# Lab 02: Non-Linear Model & Training Functions

In this lab, we'll build upon our baseline model by adding **non-linear activation functions** (ReLU) and creating **reusable training functions**.

**What we'll cover:**
1. Code from Lab 01 (data loading, DataLoaders, helper functions)
2. Understanding the ReLU activation function
3. Building a non-linear model
4. Creating reusable train_step() and test_step() functions
5. Training and comparing with the baseline

In [None]:
!pip install torch torchvision torchaudio --index-url https://download.pytorch.org/whl/cpu
!pip install pandas matplotlib scikit-learn

## 1. Code from Lab 01

Before building our new model, we need to set up the same foundation from Lab 01. The following cell contains all the essential code:
- Import libraries
- Load FashionMNIST dataset
- Create DataLoaders
- Define accuracy function

Run this cell to get everything ready.

In [None]:
# ============================================================
# CODE FROM LAB 01 - Data Loading and Setup
# ============================================================

# Import libraries
import torch
from torch import nn
import torchvision
from torchvision import datasets
from torchvision.transforms import ToTensor
from torch.utils.data import DataLoader
import matplotlib.pyplot as plt
from timeit import default_timer as timer

print(f"PyTorch version: {torch.__version__}")
print(f"Torchvision version: {torchvision.__version__}")

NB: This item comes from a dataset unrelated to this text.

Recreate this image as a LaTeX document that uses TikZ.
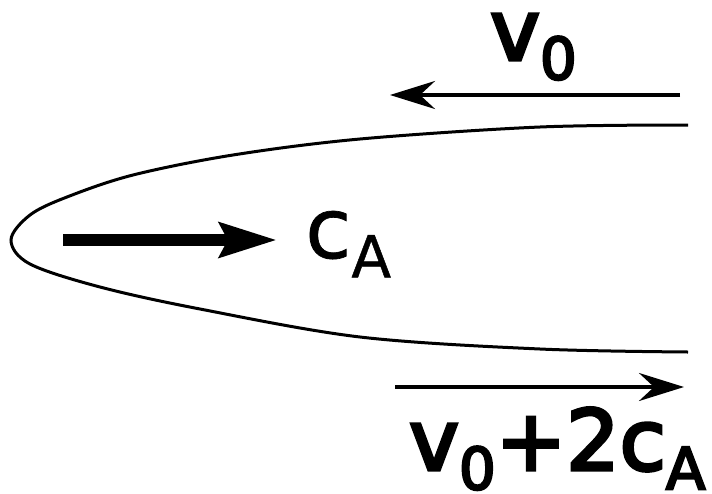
\documentclass[tikz,border=0pt]{standalone}
\usepackage{fontspec}
\setmainfont{DejaVu Sans}
\newfontfamily\heavyfont{DejaVu Sans}[FakeBold=4]
\newfontfamily\plainfont{DejaVu Sans}[FakeBold=0.8]
\usetikzlibrary{arrows.meta}
\newcommand{\lowsub}[1]{\raisebox{-0.23em}{\fontsize{58}{58}\selectfont #1}}

\begin{document}
\begin{tikzpicture}[x=1pt,y=-1pt,
  label/.style={inner sep=0pt,anchor=base west,font=\fontsize{84}{90}\plainfont},
  speed/.style={label,font=\fontsize{84}{90}\heavyfont},
  flow/.style={line width=3.6pt,-{Stealth[length=45pt,width=28pt,inset=15pt]}},
  wave/.style={line width=12pt,-{Stealth[length=57pt,width=34pt,inset=8pt]}}
]
\useasboundingbox (0,0) rectangle (712,493);
% front of the obstacle
\draw[line width=3pt,smooth,tension=0.55] plot coordinates {(688,125) (540,127) (360,139) (233,155) (133,175) (67,197) (30,215) (11,240) (30,264) (100,287) (200,309) (360,337) (540,349) (688,352)};
% arrow ends
\coordinate (inR) at (680,95);
\coordinate (inL) at (390,95);
\coordinate (frontL) at (63,240);
\coordinate (frontR) at (277,240);
\coordinate (outL) at (395,387);
\coordinate (outR) at (684,387);
\draw[flow] (inR) -- (inL);
\draw[wave] (frontL) -- (frontR);
\draw[flow] (outL) -- (outR);
% labels
\node[speed] (vin) at (490,60) {v\lowsub{0}};
\node[label] (cA) at (305,258) {c\lowsub{A}};
\node[speed] (vout) at (409,470) {v\lowsub{0}+2c\lowsub{A}};
\end{tikzpicture}
\end{document}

# Load FashionMNIST dataset
train_data = datasets.FashionMNIST(
    root="data",
    train=True,
    download=True,
    transform=ToTensor(),
    target_transform=None
)

test_data = datasets.FashionMNIST(
    root="data",
    train=False,
    download=True,
    transform=ToTensor()
)

# Get class names from the dataset
class_names = train_data.classes

print(f"\nTraining samples: {len(train_data)}")
print(f"Test samples: {len(test_data)}")
print(f"Classes: {class_names}")

# Create DataLoaders
BATCH_SIZE = 32

train_dataloader = DataLoader(
    dataset=train_data,
    batch_size=BATCH_SIZE,
    shuffle=True
)

test_dataloader = DataLoader(
    dataset=test_data,
    batch_size=BATCH_SIZE,
    shuffle=False
)

print(f"\nNumber of training batches: {len(train_dataloader)}")
print(f"Number of test batches: {len(test_dataloader)}")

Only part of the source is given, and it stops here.